Facebook is working to reward brands that produce videos that spark the interest of users and hold their attention. A new announcement from the biggest social networking site in the world details the changes in how videos are ranked. The main component of these changes revolves around whether or not a user has watched a video and for how long the user watched. Up until now Facebook has ranked videos using the same metrics as every other post such as likes, comments, and shares. So far, videos are a hit, with Facebook reporting that the number of people looking at videos has more than doubled in the last six months.

This means people who watch videos on Facebook will see more videos in their feeds, while those who skip over them will see less. Meanwhile, videos that are watched for longer periods will reach a larger audience than videos that people ignore, or stop watching quickly.

This move continues Facebook’s trend of attempting to make every user’s newsfeed as personalized as possible. Because Facebook wants people to spend as much time on the platform as possible, one way to do that is to show content that the user will find engaging, entertaining and useful. By adding the time watched metric to the algorithm, Facebook can move one step closer to ensuring the best video content is displayed as often as possible.

To maximize the reach and ultimately the engagement of videos on Facebook, brands should follow these 3 best practices.

1.     Focus on the Video Metrics that Matter

In May, Facebook debuted a slew of new video metrics to keep an eye on how each individual video performs. These metrics include views, which encompass the following: the video was watched for at least three seconds, the amount of views that make it to 95 percent completion, and audience retention that tracks exactly where users stop watching the video.

 

On the page insights section, brands can track the number of views that reached certain checkpoints – 25 percent, 50 percent, 75 percent, 95 percent and 100 percent.

This data, which should be carefully monitored and tracked, is what will help brands take advantage of Facebook’s algorithm change and maximize the exposure of every video. For brands the key is to test different types of videos, video lengths, posting times and freeze frames to find what works best and then focus on the most effective strategies.

2.   Watch and Emulate Two Big Brands Finding Success Today

One brand that does a great job at making engaging videos on Facebook is Red Bull. The energy drink company uses videos to promote and advance the brand’s culture more than the product itself. It also tends to keep its videos on the shorter side, with most videos being between 15 seconds and a minute and a half. This keeps the videos long enough to get the message across while not being too long to the point where a viewer gets bored and moves on before it finished.

Another option for brands is to use Facebook videos to promote a longer version of a video being promoted through other marketing channels like television. Beats by Dre, which was recently bought by Apple and one of the world’s best known headphone brands, has used Facebook to share and promote a viral campaign that precluded the World Cup. The video, which is more than five minutes long, is an extended version of a commercial that the brand has been running on television during the sporting event. Beats has been able to keep the attention of Facebook video watchers by including dozens of athletes and other celebrities, using eye catching and high quality video and a unique soundtrack. By racking up more than 4,200 likes and 1,200 shares in two weeks, Beats has been able to spread the video organically, which was likely the brand’s goal.

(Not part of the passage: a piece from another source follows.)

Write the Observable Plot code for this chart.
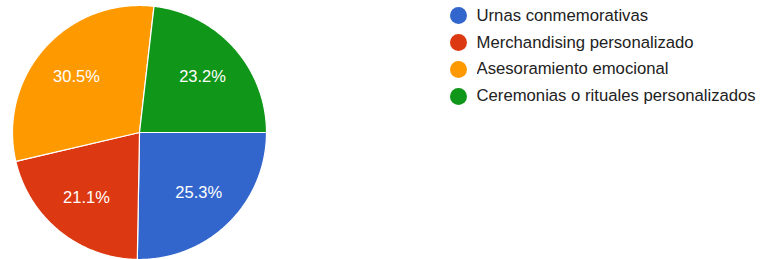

3.  Focus on Quality Over Quantity

With the number of people watching videos on Facebook increasing at a rapid pace, and Facebook putting a premium on videos that people watch, the goal for brands should be to create the most engaging videos possible. They can do this by using high quality footage, invigorating music, interesting freeze frames and catchy headline. As marketers test video lengths, video messages, and more, they’ll each discover what elicits the most engagement from fans by using the available metrics. Brands that focus on creating the best videos possible, instead of focusing on creating the most videos, will see the best results in terms of engagement, and gains in fans and followers.